> **Source material**:
+++++

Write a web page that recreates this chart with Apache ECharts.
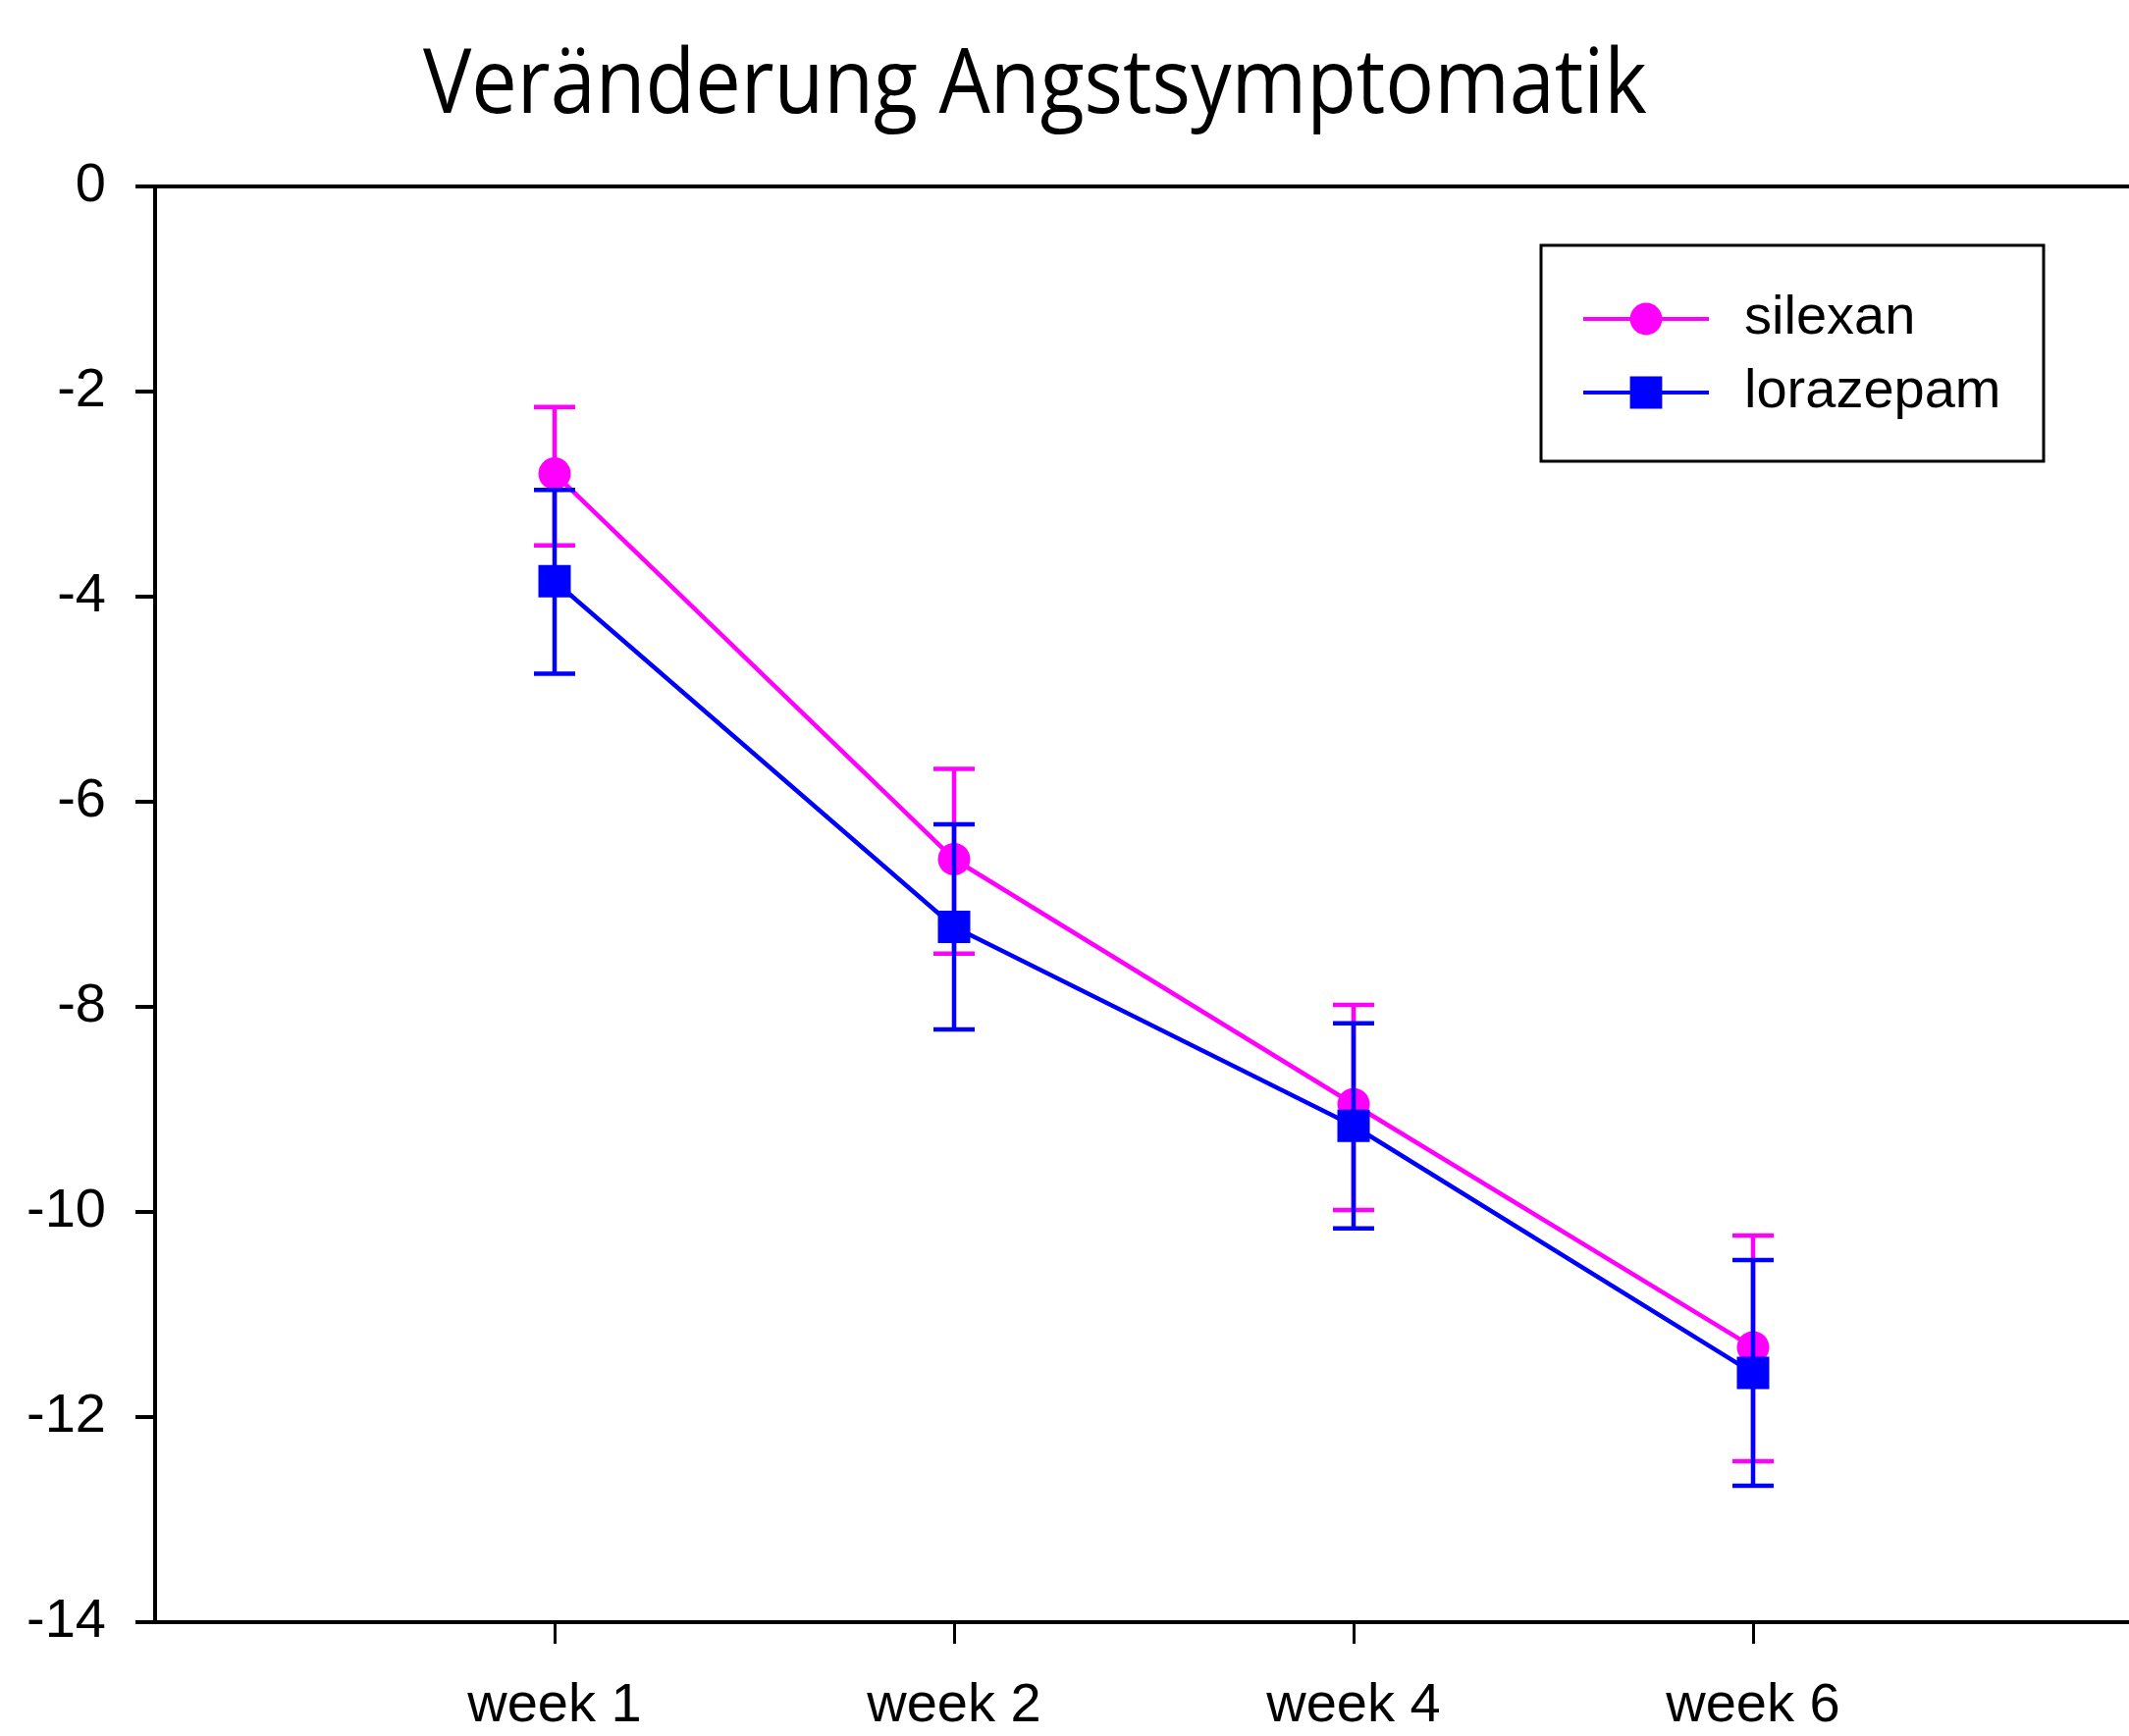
<!DOCTYPE html>
<html>
<head>
<meta charset="utf-8">
<script src="https://cdn.jsdelivr.net/npm/echarts@6/dist/echarts.min.js"></script>
<style>
html,body{margin:0;padding:0;background:#fff;}
#chart{width:2169px;height:1769px;}
</style>
</head>
<body>
<div id="chart"></div>
<script>
const titleText = 'Veränderung Angstsymptomatik';
const weeks = ['week 1', 'week 2', 'week 4', 'week 6'];
const seriesNames = ['silexan', 'lorazepam'];
const silexanMean = [-2.80, -6.56, -8.95, -11.32];
const silexanUpper = [-2.15, -5.68, -7.98, -10.23];
const silexanLower = [-3.50, -7.48, -9.98, -12.43];
const lorazepamMean = [-3.85, -7.22, -9.16, -11.57];
const lorazepamUpper = [-2.96, -6.22, -8.16, -10.47];
const lorazepamLower = [-4.75, -8.22, -10.16, -12.67];

const PINK = '#ff00ff';
const BLUE = '#0000ff';
const labelFont = 'Liberation Sans, Arial, sans-serif';

const xPos = weeks.map((w, i) => i + 1);

function lineData(mean) { return xPos.map((x, i) => [x, mean[i]]); }
function errData(up, lo) { return xPos.map((x, i) => [x, up[i], lo[i]]); }

function errRenderer(color) {
  return function (params, api) {
    const x = api.value(0);
    const pHi = api.coord([x, api.value(1)]);
    const pLo = api.coord([x, api.value(2)]);
    const hw = 21;
    const style = { stroke: color, lineWidth: 4.5 };
    return {
      type: 'group',
      children: [
        { type: 'line', shape: { x1: pHi[0], y1: pHi[1], x2: pLo[0], y2: pLo[1] }, style: style },
        { type: 'line', shape: { x1: pHi[0] - hw, y1: pHi[1], x2: pHi[0] + hw, y2: pHi[1] }, style: style },
        { type: 'line', shape: { x1: pLo[0] - hw, y1: pLo[1], x2: pLo[0] + hw, y2: pLo[1] }, style: style }
      ]
    };
  };
}

const chart = echarts.init(document.getElementById('chart'), null, { renderer: 'canvas' });
chart.setOption({
  backgroundColor: '#ffffff',
  animation: false,
  legend: {
    orient: 'vertical',
    left: 1611,
    top: 297,
    padding: 0,
    itemWidth: 128,
    itemHeight: 41,
    itemGap: 19,
    data: seriesNames,
    lineStyle: { width: 4 },
    textStyle: { fontFamily: labelFont, fontSize: 56, color: '#000', padding: [0, 0, 0, 31] }
  },
  graphic: [{
    type: 'rect',
    shape: { x: 1570, y: 250, width: 512, height: 220 },
    style: { fill: 'none', stroke: '#000', lineWidth: 3 },
    z: 10
  }, {
    type: 'text',
    x: 431,
    y: 43,
    scaleX: 0.9,
    style: {
      text: titleText,
      font: 'normal 92px "Open Sans", sans-serif',
      fill: '#000',
      textAlign: 'left',
      textVerticalAlign: 'top'
    },
    z: 10
  }],
  grid: { left: 158, top: 190, width: 2035, bottom: 116, containLabel: false, outerBoundsMode: 'none' },
  xAxis: [{
    type: 'value',
    min: 0, max: 5, interval: 1,
    position: 'bottom',
    splitLine: { show: false },
    axisLine: { show: true, onZero: false, lineStyle: { color: '#000', width: 4 } },
    axisTick: { show: true, customValues: xPos, length: 22, lineStyle: { color: '#000', width: 3 } },
    axisLabel: {
      customValues: xPos,
      formatter: v => weeks[Math.round(v) - 1] || '',
      margin: 58,
      fontFamily: labelFont, fontSize: 56, color: '#000'
    }
  }, {
    type: 'value',
    min: 0, max: 5, interval: 1,
    position: 'top',
    splitLine: { show: false },
    axisLine: { show: true, onZero: false, lineStyle: { color: '#000', width: 4 } },
    axisTick: { show: false },
    axisLabel: { show: false }
  }],
  yAxis: {
    type: 'value',
    min: -14, max: 0, interval: 2,
    splitLine: { show: false },
    axisLine: { show: true, onZero: false, lineStyle: { color: '#000', width: 4 } },
    axisTick: { show: true, length: 20, lineStyle: { color: '#000', width: 4 } },
    axisLabel: { margin: 50, fontFamily: labelFont, fontSize: 56, color: '#000' }
  },
  series: [
    {
      name: 'silexan', type: 'line', z: 2,
      data: lineData(silexanMean),
      symbol: 'circle', symbolSize: 33,
      lineStyle: { color: PINK, width: 4.5 },
      itemStyle: { color: PINK },
      emphasis: { disabled: true }
    },
    {
      name: 'silexan-err', type: 'custom', z: 3,
      data: errData(silexanUpper, silexanLower),
      encode: { x: 0, y: [1, 2] },
      renderItem: errRenderer(PINK)
    },
    {
      name: 'lorazepam-err', type: 'custom', z: 4,
      data: errData(lorazepamUpper, lorazepamLower),
      encode: { x: 0, y: [1, 2] },
      renderItem: errRenderer(BLUE)
    },
    {
      name: 'lorazepam', type: 'line', z: 5,
      data: lineData(lorazepamMean),
      symbol: 'rect', symbolSize: 33,
      lineStyle: { color: BLUE, width: 4.5 },
      itemStyle: { color: BLUE },
      emphasis: { disabled: true }
    }
  ]
});
</script>
</body>
</html>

+++++

> **Given request**:
Write the material out again exactly as it appears, dropping the pictures.

> **The solution**:
Write a web page that recreates this chart with Apache ECharts.
<!DOCTYPE html>
<html>
<head>
<meta charset="utf-8">
<script src="https://cdn.jsdelivr.net/npm/echarts@6/dist/echarts.min.js"></script>
<style>
html,body{margin:0;padding:0;background:#fff;}
#chart{width:2169px;height:1769px;}
</style>
</head>
<body>
<div id="chart"></div>
<script>
const titleText = 'Veränderung Angstsymptomatik';
const weeks = ['week 1', 'week 2', 'week 4', 'week 6'];
const seriesNames = ['silexan', 'lorazepam'];
const silexanMean = [-2.80, -6.56, -8.95, -11.32];
const silexanUpper = [-2.15, -5.68, -7.98, -10.23];
const silexanLower = [-3.50, -7.48, -9.98, -12.43];
const lorazepamMean = [-3.85, -7.22, -9.16, -11.57];
const lorazepamUpper = [-2.96, -6.22, -8.16, -10.47];
const lorazepamLower = [-4.75, -8.22, -10.16, -12.67];

const PINK = '#ff00ff';
const BLUE = '#0000ff';
const labelFont = 'Liberation Sans, Arial, sans-serif';

const xPos = weeks.map((w, i) => i + 1);

function lineData(mean) { return xPos.map((x, i) => [x, mean[i]]); }
function errData(up, lo) { return xPos.map((x, i) => [x, up[i], lo[i]]); }

function errRenderer(color) {
  return function (params, api) {
    const x = api.value(0);
    const pHi = api.coord([x, api.value(1)]);
    const pLo = api.coord([x, api.value(2)]);
    const hw = 21;
    const style = { stroke: color, lineWidth: 4.5 };
    return {
      type: 'group',
      children: [
        { type: 'line', shape: { x1: pHi[0], y1: pHi[1], x2: pLo[0], y2: pLo[1] }, style: style },
        { type: 'line', shape: { x1: pHi[0] - hw, y1: pHi[1], x2: pHi[0] + hw, y2: pHi[1] }, style: style },
        { type: 'line', shape: { x1: pLo[0] - hw, y1: pLo[1], x2: pLo[0] + hw, y2: pLo[1] }, style: style }
      ]
    };
  };
}

const chart = echarts.init(document.getElementById('chart'), null, { renderer: 'canvas' });
chart.setOption({
  backgroundColor: '#ffffff',
  animation: false,
  legend: {
    orient: 'vertical',
    left: 1611,
    top: 297,
    padding: 0,
    itemWidth: 128,
    itemHeight: 41,
    itemGap: 19,
    data: seriesNames,
    lineStyle: { width: 4 },
    textStyle: { fontFamily: labelFont, fontSize: 56, color: '#000', padding: [0, 0, 0, 31] }
  },
  graphic: [{
    type: 'rect',
    shape: { x: 1570, y: 250, width: 512, height: 220 },
    style: { fill: 'none', stroke: '#000', lineWidth: 3 },
    z: 10
  }, {
    type: 'text',
    x: 431,
    y: 43,
    scaleX: 0.9,
    style: {
      text: titleText,
      font: 'normal 92px "Open Sans", sans-serif',
      fill: '#000',
      textAlign: 'left',
      textVerticalAlign: 'top'
    },
    z: 10
  }],
  grid: { left: 158, top: 190, width: 2035, bottom: 116, containLabel: false, outerBoundsMode: 'none' },
  xAxis: [{
    type: 'value',
    min: 0, max: 5, interval: 1,
    position: 'bottom',
    splitLine: { show: false },
    axisLine: { show: true, onZero: false, lineStyle: { color: '#000', width: 4 } },
    axisTick: { show: true, customValues: xPos, length: 22, lineStyle: { color: '#000', width: 3 } },
    axisLabel: {
      customValues: xPos,
      formatter: v => weeks[Math.round(v) - 1] || '',
      margin: 58,
      fontFamily: labelFont, fontSize: 56, color: '#000'
    }
  }, {
    type: 'value',
    min: 0, max: 5, interval: 1,
    position: 'top',
    splitLine: { show: false },
    axisLine: { show: true, onZero: false, lineStyle: { color: '#000', width: 4 } },
    axisTick: { show: false },
    axisLabel: { show: false }
  }],
  yAxis: {
    type: 'value',
    min: -14, max: 0, interval: 2,
    splitLine: { show: false },
    axisLine: { show: true, onZero: false, lineStyle: { color: '#000', width: 4 } },
    axisTick: { show: true, length: 20, lineStyle: { color: '#000', width: 4 } },
    axisLabel: { margin: 50, fontFamily: labelFont, fontSize: 56, color: '#000' }
  },
  series: [
    {
      name: 'silexan', type: 'line', z: 2,
      data: lineData(silexanMean),
      symbol: 'circle', symbolSize: 33,
      lineStyle: { color: PINK, width: 4.5 },
      itemStyle: { color: PINK },
      emphasis: { disabled: true }
    },
    {
      name: 'silexan-err', type: 'custom', z: 3,
      data: errData(silexanUpper, silexanLower),
      encode: { x: 0, y: [1, 2] },
      renderItem: errRenderer(PINK)
    },
    {
      name: 'lorazepam-err', type: 'custom', z: 4,
      data: errData(lorazepamUpper, lorazepamLower),
      encode: { x: 0, y: [1, 2] },
      renderItem: errRenderer(BLUE)
    },
    {
      name: 'lorazepam', type: 'line', z: 5,
      data: lineData(lorazepamMean),
      symbol: 'rect', symbolSize: 33,
      lineStyle: { color: BLUE, width: 4.5 },
      itemStyle: { color: BLUE },
      emphasis: { disabled: true }
    }
  ]
});
</script>
</body>
</html>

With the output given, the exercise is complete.